Int J Mol Sci. 2018 Mar 9;19(3). pii: E786. doi: 10.3390/ijms19030786.
Genetic Determinants of Antibody Levels in Cerebrospinal Fluid in Multiple Sclerosis: Possible Links to Endogenous Retroviruses.
The pathogenesis of multiple sclerosis (MS) has not been clarified. In addition to environmental factors; genetic determinants have been implicated in the pathogenesis of MS. Furthermore, endogenous retroviruses (ERV) might play a role in MS. The presence of oligoclonal immunoglobulin in cerebrospinal fluid (CSF) is a typical feature of MS. Recently, genetic polymorphisms in loci on human chromosomes 6, 14 and 18 have been identified as major determinants of CSF antibody levels in MS. The functional relevance of these single nucleotide polymorphisms (SNPs) remains unclear and none of them is located in an open reading frame. In previous studies, we identified ERV sequences in the vicinity of MS associated SNPs. Here, we describe the identification of ERV sequences in the neighborhood of SNPs associated with CSF antibody levels. All of the identified SNPs are located in the vicinity of ERV sequences. One of these sequences has very high homology to a sequence derived from the so-called MS-associated retrovirus (MSRV). Another cluster of three ERV sequences from the immunoglobulin heavy chain locus has retained the typical organization of retroviral genomes. These observations might shed new light on a possible association between ERVs and MS pathogenesis.

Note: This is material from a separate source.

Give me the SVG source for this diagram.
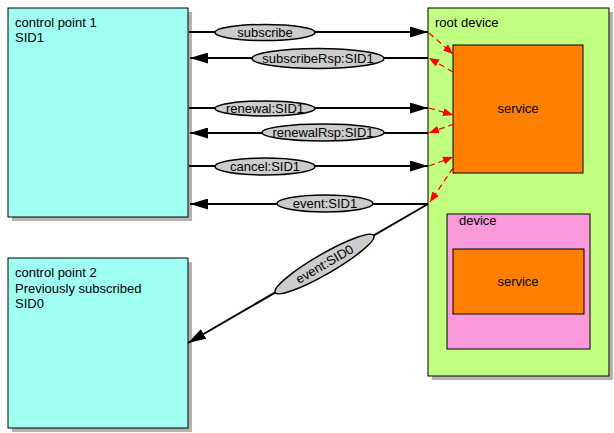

Figure: MS associated SNPs are located in the vicinity of ERV sequences
I’ve been reading a lot of poetry of late, so here goes nothing!!!
Anyway, back to the topic at hand…
Oligoclonal bands are a sign of immune response and the presence of antibodies in the spinal space. Genetic variations (or single nucleotide polymorphisms, SNPs) have been reported on chromosomes 6, 14 and 18 in regions involved in antibody production in MS. Endogenous retrovirus elements (are virus sequences in the human genome that are thought to be derived from retroviruses; viruses often insert a copy of their DNA into their host genome during their replication cycle, and once there are inherited through successive generations) have been also found in the human genome and may influence the expression of our own genes. Here, the authors put forward the theory that these ERV loci could drive the production of antibodies (the oligoclonal bands) in MS.
They note that surrounding the genetic polymorphisms is the presence of various ERV sequences. Particularly, surrounding the polymorphism rs9807334 on chromosome 18, the open reading frame that encodes a protease and reverse transcriptase, is highly similar to a sequence in MSRV (which has been strongly linked to MS) suggesting that ERV activity may influence antibody levels. Similarly, polymorphisms on chromosome 14 (which generates part of the antibody, specifically the heavy chain) and chromosome 6 (the Major Histocompatability Complex, a group of proteins by which foreign antigen recognition by the immune system occurs) that are more directly involved in antibody synthesis also contained in their vicinity retrovirus-like open reading frames.
It is therefore possible that during inflammation there may also be synthesis of proteins from these retroviral elements, which may generate a B cell response. Although, this needs to be investigated in greater detail.